After each heartbeat, the agent runs an inflection detector that compares the current metric snapshot to the previous one. When a significant change is detected, the agent immediately flushes its buffered ETW event window to the cloud alongside the heartbeat — capturing the raw kernel events that were occurring when the anomaly happened.
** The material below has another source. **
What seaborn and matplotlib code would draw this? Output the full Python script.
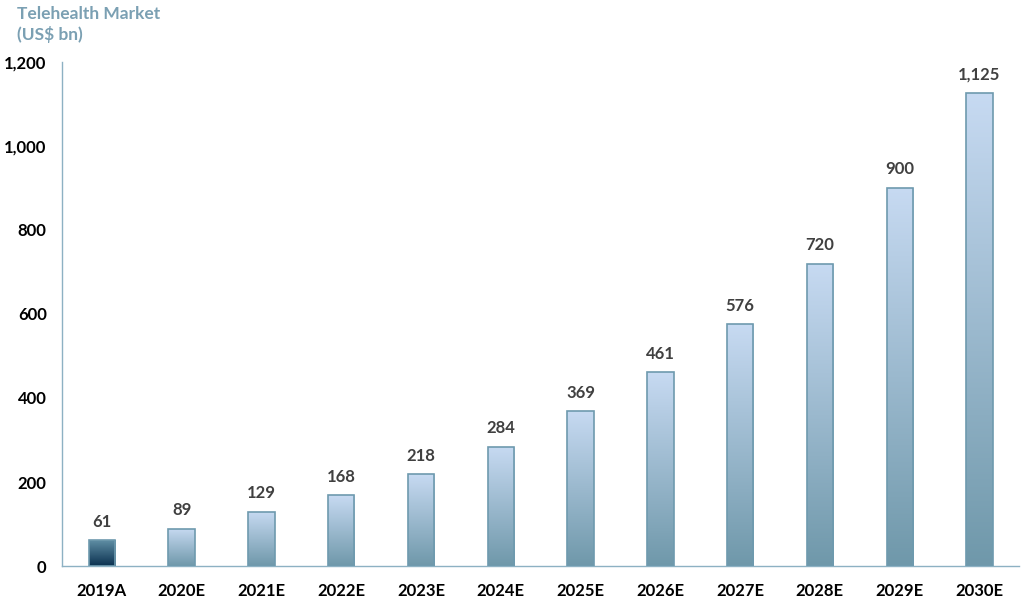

Inflection points reported to the cloud include:

  • CPU spike (≥25 pp jump), CPU drop (≥30 pp), sustained high CPU (≥90% for 3+ heartbeats), single-core saturation
  • Memory freed/consumed ≥500 MB, usage jump ≥15 pp, sustained low available (<500 MB)
  • Disk queue spike (<2 → >10), disk utilisation ≥90%, write throughput >5×
  • Network receive/send spike >10×, TCP connection surge >500
  • Drive crossing 80% or 90% full, rapid fill >5% per heartbeat
  • CPU temperature spike ≥15°C or threshold ≥95°C, rapid battery drain ≥10%/heartbeat

Inflection data is stored in the AgentHealthMetrics table and queryable in the Data Explorer via the Metric Inflections (JSON) column.

Retention

Health metric rows follow the org's configured data retention tier (14 days free by default). See Data Retention for tier details.